29 259
Wijziging van de Monumentenwet 1988 en enkele andere wetten ten behoeve van de archeologische monumentenzorg mede in verband met de implementatie van het Verdrag van Valletta (Wet op de archeologische monumentenzorg)

nr. 21
BRIEF VAN DE STAATSSECRETARIS VAN ONDERWIJS, CULTUUR EN WETENSCHAP

Aan de Voorzitter van de Tweede Kamer der Staten-Generaal

Den Haag, 7 februari 2006

In het kader van de aanstaande behandeling van het voorstel tot wijziging van de Monumentenwet 1988 en enkele andere wetten ten behoeve van de archeologische monumentenzorg mede in verband met de implementatie van het Verdrag van Valletta (Wet op de archeologische monumentenzorg) deel ik de leden van uw Kamer het volgende mee.

Ingevolge de artikelen 108 van de Gemeentewet en 105 van de Provinciewet is de regering gehouden bestuurslasten als gevolg van genoemd wetsvoorstel te compenseren. Deze uitvoeringslasten voor provincies en gemeenten zijn door onderzoeksbureau ESO Managementpartners B.V. in kaart gebracht. In december van het vorige jaar heb ik overleg gevoerd met bestuurders van IPO en VNG en overeenstemming bereikt over de hoogte van het bedrag dat jaarlijks door mij beschikbaar zal worden gesteld ter vergoeding van de gemeentelijke en provinciale uitvoeringslasten.

Als de wet in werking treedt zal ik jaarlijks een bedrag van € 2.65 miljoen storten in het provinciefonds en € 6.35 miljoen in het gemeentefonds. Het onderzoek inventariseerde naast structurele ook incidentele lasten als gevolg van de aanstaande inwerkingtreding van het wetsvoorstel. Met betrekking tot deze kosten zal ik aan gemeenten éénmalig een bedrag beschikbaar stellen van € 4.5 miljoen en aan provincies éénmalig een bedrag van € 3.5 miljoen. Ook deze bedragen zullen worden toegevoegd aan het gemeentefonds en het provinciefonds.
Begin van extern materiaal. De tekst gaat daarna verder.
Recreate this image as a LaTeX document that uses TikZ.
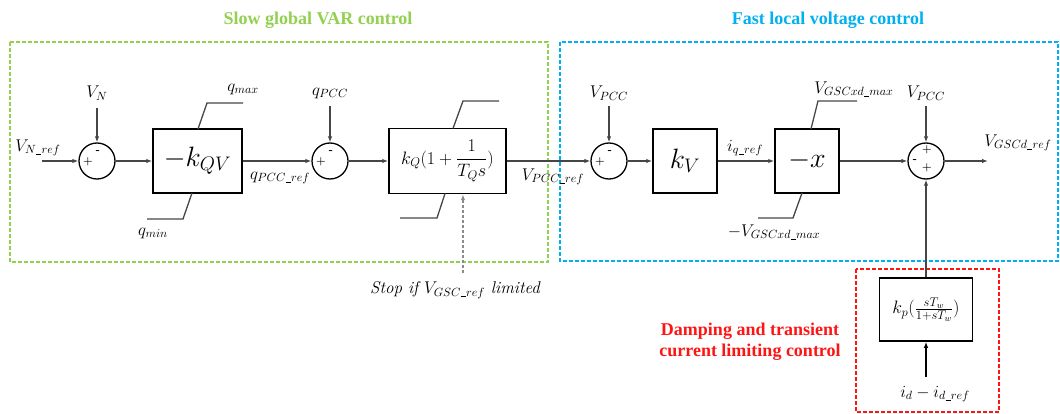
\RequirePackage{fix-cm}
\documentclass[tikz,border=0pt]{standalone}
\usepackage{fontspec}
\newfontfamily\titlefont{Liberation Serif}[BoldFont={Liberation Serif Bold}]
\newcommand{\us}{\kern0.3pt\rule[-1pt]{5pt}{0.7pt}\kern0.3pt}
\usetikzlibrary{arrows.meta,calc}
\definecolor{gr}{RGB}{146,208,80}
\definecolor{bl}{RGB}{0,176,240}
\definecolor{rd}{RGB}{255,20,20}
\definecolor{ln}{RGB}{70,70,70}
\definecolor{dg}{RGB}{140,140,140}
\begin{document}
\begin{tikzpicture}[x=1pt,y=-1pt,
  lbl/.style={font=\fontsize{17}{20}\selectfont, inner sep=0pt},
  big/.style={font=\fontsize{28}{30}\selectfont},
  sumnode/.style={circle,draw=black,line width=1.3pt,minimum size=36pt,inner sep=0pt},
  blk/.style={draw=black,line width=1.5pt,inner sep=0pt},
  sig/.style={font=\fontsize{11}{11}\selectfont\bfseries,inner sep=0pt},
  con/.style={draw=ln,line width=1.2pt,-{Latex[length=6pt,width=4.5pt]}},
  lim/.style={draw=ln,line width=1.3pt},
  ttl/.style={font=\titlefont\bfseries\fontsize{18}{21}\selectfont, inner sep=0pt},
  zone/.style={line width=1.3pt, dash pattern=on 4pt off 2pt}]
\useasboundingbox (0,0) rectangle (1060,414);

% zones
\draw[zone,draw=gr] (10,42) rectangle (548,262);
\draw[zone,draw=bl] (560,42) rectangle (1058,261);
\draw[zone,draw=rd] (856,269) rectangle (999,412);

% titles
\node[ttl,text=gr] (t1) at (318,20) {Slow global VAR control};
\node[ttl,text=bl] (t2) at (828,20) {Fast local voltage control};
\node[ttl,text=rd,align=center] (t3) at (750,342) {Damping and transient\\current limiting control};

% summing junctions
\node[sumnode] (s1) at (97,161) {};
\node[sumnode] (s2) at (330,161) {};
\node[sumnode] (s3) at (609,161) {};
\node[sumnode] (s4) at (926,161) {};
\foreach \s in {s1,s2,s3}{
  \node[sig] at ($(\s)+(-9,1)$) {+};
  \node[sig] at ($(\s)+(1,-9)$) {-};
}
\node[sig] (s4a) at ($(s4)+(1,-11)$) {+};
\node[sig] (s4b) at ($(s4)+(-11,0)$) {-};
\node[sig] (s4c) at ($(s4)+(1,7)$) {+};

% blocks
\node[blk,big,minimum width=89pt,minimum height=64pt] (b1) at (197.5,161) {$-k_{QV}$};
\node[blk,minimum width=117pt,minimum height=65pt,font=\fontsize{18}{20}\selectfont] (b2) at (447.5,161) {$k_Q(1+{\displaystyle\frac{1}{T_Q s}})$};
\node[blk,big,minimum width=64pt,minimum height=64pt] (b3) at (685,161) {$k_V$};
\node[blk,big,minimum width=64pt,minimum height=64pt] (b4) at (807,161) {$-x$};
\node[blk,minimum width=93pt,minimum height=63pt,font=\fontsize{18}{20}\selectfont] (b5) at (926,309.5) {$k_p(\frac{sT_w}{1+sT_w})$};

% limiters
\draw[lim] (198,129) -- (207,103) -- (243,103);
\draw[lim] (192,193) -- (183,219) -- (147,219);
\draw[lim] (453,128.5) -- (463,101) -- (499,101);
\draw[lim] (445,193.5) -- (437,218) -- (400,218);
\draw[lim] (811,129) -- (818,101) -- (857,101);
\draw[lim] (802,193) -- (793,218) -- (758,218);

% labels
\node[lbl] (lvnref) at (38,148) {$V_{N\us ref}$};
\node[lbl] (lvn) at (97,93) {$V_N$};
\node[lbl] (lqmax) at (243,89) {$q_{max}$};
\node[lbl] (lqmin) at (153,233) {$q_{min}$};
\node[lbl] (lqpccref) at (280,178) {$q_{PCC\us ref}$};
\node[lbl] (lqpcc) at (330,93) {$q_{PCC}$};
\node[lbl] (lvpccref) at (553,177) {$V_{PCC\us ref}$};
\node[lbl] (lvpcc1) at (609,93) {$V_{PCC}$};
\node[lbl] (liqref) at (745,148) {$i_{q\us ref}$};
\node[lbl] (lvmax) at (854,89) {$V_{GSCxd\us max}$};
\node[lbl] (lvmin) at (774,232) {$-V_{GSCxd\us max}$};
\node[lbl] (lvpcc2) at (926,93) {$V_{PCC}$};
\node[lbl] (lvgscd) at (1018,143) {$V_{GSCd\us ref}$};
\node[lbl] (lid) at (935,394) {$i_d-i_{d\us ref}$};
\node[lbl,font=\fontsize{17}{20}\selectfont\itshape] (lstop) at (455,290) {Stop if $V_{GSC\us ref}$ limited};

% input start points
\coordinate (in1) at (42,161);
\coordinate (vn) at (97,108);
\coordinate (qp) at (330,106);
\coordinate (vp1) at (609,106);
\coordinate (vp2) at (926,106);
\coordinate (out) at (988,161);
\coordinate (idin) at (926,377);
\coordinate (stp) at (463,273);

% connectors
\draw[con] (in1) -- (s1.west);
\draw[con] (vn) -- (s1.north);
\draw[con] (s1.east) -- (b1.west);
\draw[con] (b1.east) -- (s2.west);
\draw[con] (qp) -- (s2.north);
\draw[con] (s2.east) -- (b2.west);
\draw[con] (b2.east) -- (s3.west);
\draw[con] (vp1) -- (s3.north);
\draw[con] (s3.east) -- (b3.west);
\draw[con] (b3.east) -- (b4.west);
\draw[con] (b4.east) -- (s4.west);
\draw[con] (vp2) -- (s4.north);
\draw[con] (s4.east) -- (out);
\draw[con] (b5.north) -- (s4.south);
\draw[con,draw=black] (idin) -- (b5.south);
\draw[draw=dg,line width=1.3pt,dash pattern=on 3pt off 2pt,-{Latex[length=6pt,width=4.5pt]}] (stp) -- (stp |- b2.south);
\end{tikzpicture}
\end{document}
Met IPO en VNG heb ik tenslotte afgesproken de uitwerking van deze bestuurslastenvergoeding, inclusief de positie van de gemeentelijke bodemvondstendepots, te evalueren. Een dergelijke afspraak met IPO en VNG bestond al voor het evalueren van de werking van de Algemene Maatregel van Bestuur excessieve opgravingskosten.